DATA BLOCK —
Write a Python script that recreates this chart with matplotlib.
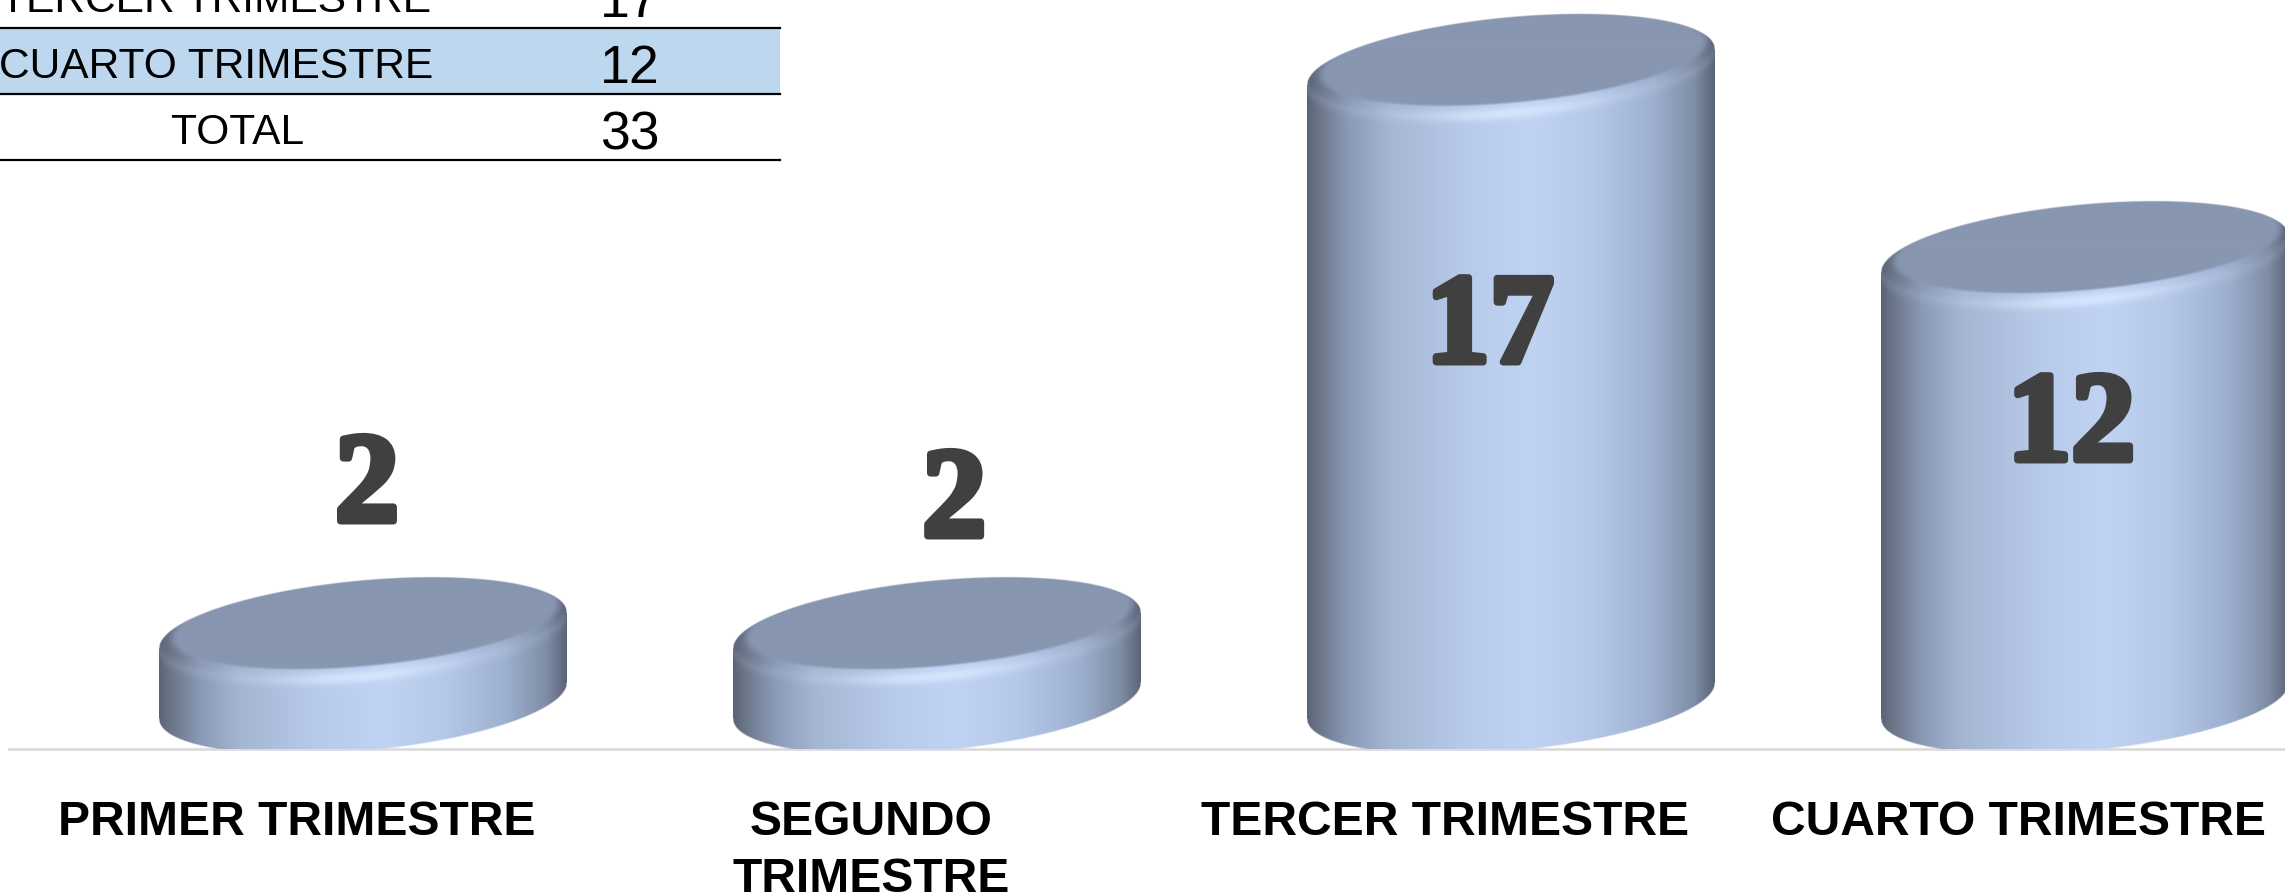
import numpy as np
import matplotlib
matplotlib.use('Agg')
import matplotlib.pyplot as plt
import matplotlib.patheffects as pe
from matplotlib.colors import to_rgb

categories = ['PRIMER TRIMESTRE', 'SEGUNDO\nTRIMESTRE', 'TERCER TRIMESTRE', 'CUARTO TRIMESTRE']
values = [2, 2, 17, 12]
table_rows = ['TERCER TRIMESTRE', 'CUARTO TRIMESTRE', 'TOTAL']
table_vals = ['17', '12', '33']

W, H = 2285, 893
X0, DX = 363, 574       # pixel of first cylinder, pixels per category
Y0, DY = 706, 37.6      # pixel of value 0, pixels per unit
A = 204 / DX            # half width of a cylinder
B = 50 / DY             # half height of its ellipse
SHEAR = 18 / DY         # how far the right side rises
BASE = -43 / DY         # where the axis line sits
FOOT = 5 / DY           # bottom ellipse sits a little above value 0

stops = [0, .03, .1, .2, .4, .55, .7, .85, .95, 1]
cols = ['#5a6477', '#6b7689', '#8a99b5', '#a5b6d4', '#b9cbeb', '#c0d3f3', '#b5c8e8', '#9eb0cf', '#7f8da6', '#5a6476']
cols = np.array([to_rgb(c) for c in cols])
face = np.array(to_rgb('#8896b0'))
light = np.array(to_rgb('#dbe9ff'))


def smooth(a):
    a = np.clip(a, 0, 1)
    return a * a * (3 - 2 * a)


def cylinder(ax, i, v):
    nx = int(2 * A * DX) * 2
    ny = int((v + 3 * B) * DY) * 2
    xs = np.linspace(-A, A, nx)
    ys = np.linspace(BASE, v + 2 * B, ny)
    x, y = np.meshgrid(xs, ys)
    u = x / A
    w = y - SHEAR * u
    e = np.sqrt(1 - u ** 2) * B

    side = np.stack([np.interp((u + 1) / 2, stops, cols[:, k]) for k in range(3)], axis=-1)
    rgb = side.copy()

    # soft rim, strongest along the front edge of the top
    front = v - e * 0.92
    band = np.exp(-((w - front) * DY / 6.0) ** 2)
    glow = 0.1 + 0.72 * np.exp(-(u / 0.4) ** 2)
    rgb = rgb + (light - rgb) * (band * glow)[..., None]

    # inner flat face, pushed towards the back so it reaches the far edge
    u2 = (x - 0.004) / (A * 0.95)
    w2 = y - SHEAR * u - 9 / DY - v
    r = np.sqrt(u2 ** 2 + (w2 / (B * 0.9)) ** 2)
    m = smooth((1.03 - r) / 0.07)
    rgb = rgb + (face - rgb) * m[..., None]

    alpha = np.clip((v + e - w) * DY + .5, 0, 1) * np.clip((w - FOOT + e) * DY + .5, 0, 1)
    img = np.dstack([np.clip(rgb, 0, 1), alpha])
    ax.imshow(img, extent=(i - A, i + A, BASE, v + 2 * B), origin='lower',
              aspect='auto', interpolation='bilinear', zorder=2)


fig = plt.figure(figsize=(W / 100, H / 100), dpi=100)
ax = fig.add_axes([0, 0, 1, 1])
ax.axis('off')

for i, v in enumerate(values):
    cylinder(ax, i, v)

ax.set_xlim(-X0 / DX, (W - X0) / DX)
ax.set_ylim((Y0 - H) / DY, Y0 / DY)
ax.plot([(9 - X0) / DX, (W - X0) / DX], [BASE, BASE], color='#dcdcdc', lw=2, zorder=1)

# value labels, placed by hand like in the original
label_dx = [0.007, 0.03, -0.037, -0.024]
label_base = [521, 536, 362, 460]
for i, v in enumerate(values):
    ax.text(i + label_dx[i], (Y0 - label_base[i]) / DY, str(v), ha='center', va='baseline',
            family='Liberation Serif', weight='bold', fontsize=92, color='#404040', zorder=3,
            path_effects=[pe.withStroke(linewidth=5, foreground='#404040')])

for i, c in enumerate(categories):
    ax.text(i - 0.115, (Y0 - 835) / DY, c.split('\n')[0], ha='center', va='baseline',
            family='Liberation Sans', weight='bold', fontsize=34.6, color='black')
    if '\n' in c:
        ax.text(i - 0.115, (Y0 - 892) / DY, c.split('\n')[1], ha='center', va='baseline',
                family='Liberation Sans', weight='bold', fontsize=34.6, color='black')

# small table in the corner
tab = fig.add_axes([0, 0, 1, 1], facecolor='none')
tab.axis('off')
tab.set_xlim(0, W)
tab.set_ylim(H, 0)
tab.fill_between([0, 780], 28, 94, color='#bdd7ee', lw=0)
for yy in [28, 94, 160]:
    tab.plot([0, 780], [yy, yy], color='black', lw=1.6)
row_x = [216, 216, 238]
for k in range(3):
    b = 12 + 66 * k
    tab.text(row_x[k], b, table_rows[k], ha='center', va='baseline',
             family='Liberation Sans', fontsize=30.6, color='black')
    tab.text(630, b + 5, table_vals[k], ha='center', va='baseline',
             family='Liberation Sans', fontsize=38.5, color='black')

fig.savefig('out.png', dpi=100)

WHAT TO DO — Scan the listing above and identify each line holding the string "matplotlib"; copy every such line.

OUTPUT OF THE EXERCISE —
Write a Python script that recreates this chart with matplotlib.
import matplotlib
matplotlib.use('Agg')
import matplotlib.pyplot as plt
import matplotlib.patheffects as pe
from matplotlib.colors import to_rgb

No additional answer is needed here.